> **WHAT THIS TASK INVOLVES**
Each line from the top of the listing through the one holding "plt.rcParams['mathtext.fontset'] = 'stix'" should be restated word for word, with nothing added and no pictures.
--- begin AVAILABLE DATA ---
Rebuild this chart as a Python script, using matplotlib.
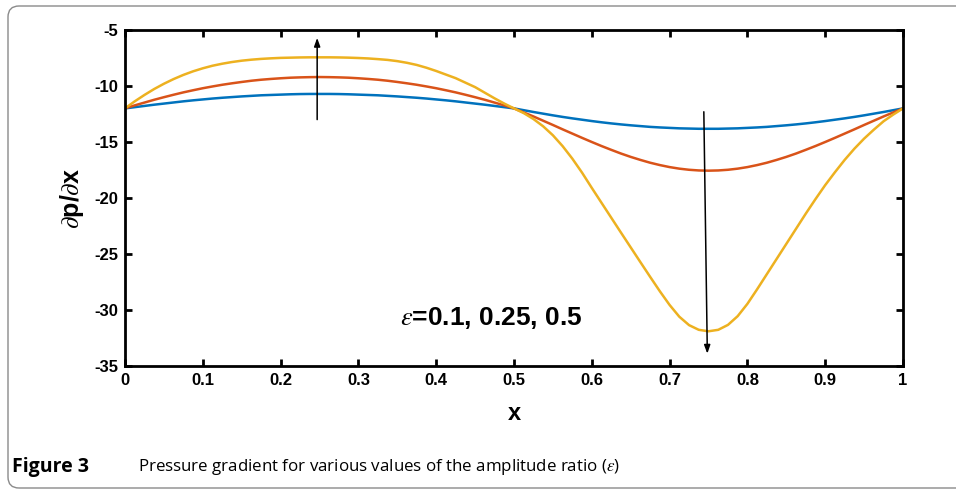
"""
Pressure gradient dp/dx along x for three amplitude ratios (epsilon).
Values read off the published figure.
"""

import matplotlib
matplotlib.use("Agg")
import matplotlib.pyplot as plt
from matplotlib.patches import FancyBboxPatch
from matplotlib.transforms import IdentityTransform

plt.rcParams['font.family'] = ['Liberation Sans', 'DejaVu Sans']
plt.rcParams['axes.unicode_minus'] = False
plt.rcParams['mathtext.fontset'] = 'stix'

# ---------------------------------------------------------------------------
# data (x step 0.0125)
# ---------------------------------------------------------------------------
x_vals = [0.0000, 0.0125, 0.0250, 0.0375, 0.0500, 0.0625, 0.0750, 0.0875, 0.1000,
          0.1125, 0.1250, 0.1375, 0.1500, 0.1625, 0.1750, 0.1875, 0.2000, 0.2125,
          0.2250, 0.2375, 0.2500, 0.2625, 0.2750, 0.2875, 0.3000, 0.3125, 0.3250,
          0.3375, 0.3500, 0.3625, 0.3750, 0.3875, 0.4000, 0.4125, 0.4250, 0.4375,
          0.4500, 0.4625, 0.4750, 0.4875, 0.5000, 0.5125, 0.5250, 0.5375, 0.5500,
          0.5625, 0.5750, 0.5875, 0.6000, 0.6125, 0.6250, 0.6375, 0.6500, 0.6625,
          0.6750, 0.6875, 0.7000, 0.7125, 0.7250, 0.7375, 0.7500, 0.7625, 0.7750,
          0.7875, 0.8000, 0.8125, 0.8250, 0.8375, 0.8500, 0.8625, 0.8750, 0.8875,
          0.9000, 0.9125, 0.9250, 0.9375, 0.9500, 0.9625, 0.9750, 0.9875, 1.0000]

dpdx_eps_010 = [-12.00, -11.89, -11.78, -11.67, -11.57, -11.47, -11.37, -11.28, -11.20,
                -11.12, -11.05, -10.99, -10.93, -10.88, -10.83, -10.80, -10.77, -10.74,
                -10.72, -10.71, -10.71, -10.71, -10.72, -10.74, -10.77, -10.80, -10.83,
                -10.88, -10.93, -10.99, -11.05, -11.12, -11.20, -11.28, -11.37, -11.47,
                -11.57, -11.67, -11.78, -11.89, -12.00, -12.16, -12.32, -12.47, -12.62,
                -12.76, -12.89, -13.01, -13.13, -13.24, -13.34, -13.43, -13.51, -13.58,
                -13.65, -13.70, -13.74, -13.78, -13.80, -13.82, -13.82, -13.82, -13.80,
                -13.78, -13.74, -13.70, -13.65, -13.58, -13.51, -13.43, -13.34, -13.24,
                -13.13, -13.01, -12.89, -12.76, -12.62, -12.47, -12.32, -12.16, -12.00]

dpdx_eps_025 = [-12.00, -11.73, -11.48, -11.23, -11.00, -10.78, -10.57, -10.38, -10.20,
                -10.04, -9.89, -9.76, -9.64, -9.53, -9.44, -9.37, -9.31, -9.26,
                -9.23, -9.21, -9.20, -9.21, -9.23, -9.26, -9.31, -9.37, -9.44,
                -9.53, -9.64, -9.76, -9.89, -10.04, -10.20, -10.38, -10.57, -10.78,
                -11.00, -11.23, -11.48, -11.73, -12.00, -12.36, -12.72, -13.10, -13.48,
                -13.87, -14.25, -14.63, -15.00, -15.36, -15.70, -16.03, -16.33, -16.60,
                -16.85, -17.06, -17.24, -17.38, -17.48, -17.54, -17.56, -17.54, -17.48,
                -17.38, -17.24, -17.06, -16.85, -16.60, -16.33, -16.03, -15.70, -15.36,
                -15.00, -14.63, -14.25, -13.87, -13.48, -13.10, -12.72, -12.36, -12.00]

dpdx_eps_050 = [-12.00, -11.37, -10.80, -10.27, -9.80, -9.38, -9.01, -8.69, -8.42,
                -8.19, -8.01, -7.86, -7.74, -7.65, -7.58, -7.53, -7.49, -7.47,
                -7.45, -7.44, -7.44, -7.44, -7.45, -7.47, -7.50, -7.54, -7.60,
                -7.67, -7.78, -7.93, -8.12, -8.37, -8.66, -8.98, -9.30, -9.70,
                -10.10, -10.60, -11.10, -11.57, -12.00, -12.42, -12.95, -13.60, -14.40,
                -15.37, -16.49, -17.74, -19.10, -20.43, -21.76, -23.09, -24.41, -25.73,
                -27.04, -28.33, -29.55, -30.60, -31.35, -31.77, -31.90, -31.77, -31.33,
                -30.55, -29.45, -28.15, -26.80, -25.45, -24.10, -22.75, -21.40, -20.10,
                -18.85, -17.70, -16.60, -15.60, -14.70, -13.90, -13.15, -12.55, -12.00]

x_ticks = [0, 0.1, 0.2, 0.3, 0.4, 0.5, 0.6, 0.7, 0.8, 0.9, 1]
x_ticklabels = ['0', '0.1', '0.2', '0.3', '0.4', '0.5', '0.6', '0.7', '0.8', '0.9', '1']
y_ticks = [-35, -30, -25, -20, -15, -10, -5]

# arrows: (tail x, tail y, head x, head y)
arrow_up = (0.247, -13.0, 0.247, -5.7)
arrow_down = (0.744, -12.3, 0.7485, -33.9)

COLORS = ['#0072BD', '#D95319', '#EDB120']

# ---------------------------------------------------------------------------
fig = plt.figure(figsize=(9.56, 4.92), dpi=100)

# rounded frame around the figure (pixel coords), right edge runs off the image
frame = FancyBboxPatch((8, 4), 975, 482,
                       boxstyle="round,pad=0,rounding_size=11",
                       transform=IdentityTransform(), facecolor='none',
                       edgecolor='#8a8a8a', linewidth=1.0, clip_on=False)
fig.patches.append(frame)

ax = fig.add_axes([125 / 956, 1 - 366 / 492, 778 / 956, 336 / 492])

for ys, c in zip([dpdx_eps_010, dpdx_eps_025, dpdx_eps_050], COLORS):
    ax.plot(x_vals, ys, color=c, linewidth=1.8, solid_capstyle='round',
            solid_joinstyle='round')

for tx, ty, hx, hy in [arrow_up, arrow_down]:
    ax.annotate('', xy=(hx, hy), xytext=(tx, ty),
                arrowprops=dict(arrowstyle='-|>,head_length=0.5,head_width=0.18',
                                color='black', lw=1.1, shrinkA=0, shrinkB=0))

ax.text(0.353, -30.7, r'$\epsilon$=0.1, 0.25, 0.5', fontsize=19,
        fontweight='bold', ha='left', va='center')

ax.set_xlim(0, 1)
ax.set_ylim(-35, -5)
ax.set_xticks(x_ticks)
ax.set_xticklabels(x_ticklabels)
ax.set_yticks(y_ticks)
ax.tick_params(direction='in', length=5, width=2, top=True, right=True,
               labelsize=12)
ax.tick_params(axis='x', pad=5)
ax.tick_params(axis='y', pad=5)
for lab in ax.get_xticklabels() + ax.get_yticklabels():
    lab.set_fontweight('bold')
for sp in ax.spines.values():
    sp.set_linewidth(2)

ax.set_xlabel('x', fontsize=17, fontweight='bold', labelpad=10)
ax.set_ylabel(r'$\partial$p/$\partial$x', fontsize=18, fontweight='bold', labelpad=6)

fig.text(12 / 956, 1 - 467 / 492, 'Figure 3', fontsize=14, fontweight='bold',
         family=['Open Sans', 'DejaVu Sans'], va='center', ha='left')
fig.text(138 / 956, 1 - 467 / 492,
         r'Pressure gradient for various values of the amplitude ratio ($\varepsilon$)',
         fontsize=12.2, family=['Open Sans', 'DejaVu Sans'], va='center', ha='left')

fig.savefig('out.png', dpi=100)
--- end AVAILABLE DATA ---
> **ANSWER TO THIS PROBLEM**
Rebuild this chart as a Python script, using matplotlib.
"""
Pressure gradient dp/dx along x for three amplitude ratios (epsilon).
Values read off the published figure.
"""

import matplotlib
matplotlib.use("Agg")
import matplotlib.pyplot as plt
from matplotlib.patches import FancyBboxPatch
from matplotlib.transforms import IdentityTransform

plt.rcParams['font.family'] = ['Liberation Sans', 'DejaVu Sans']
plt.rcParams['axes.unicode_minus'] = False
plt.rcParams['mathtext.fontset'] = 'stix'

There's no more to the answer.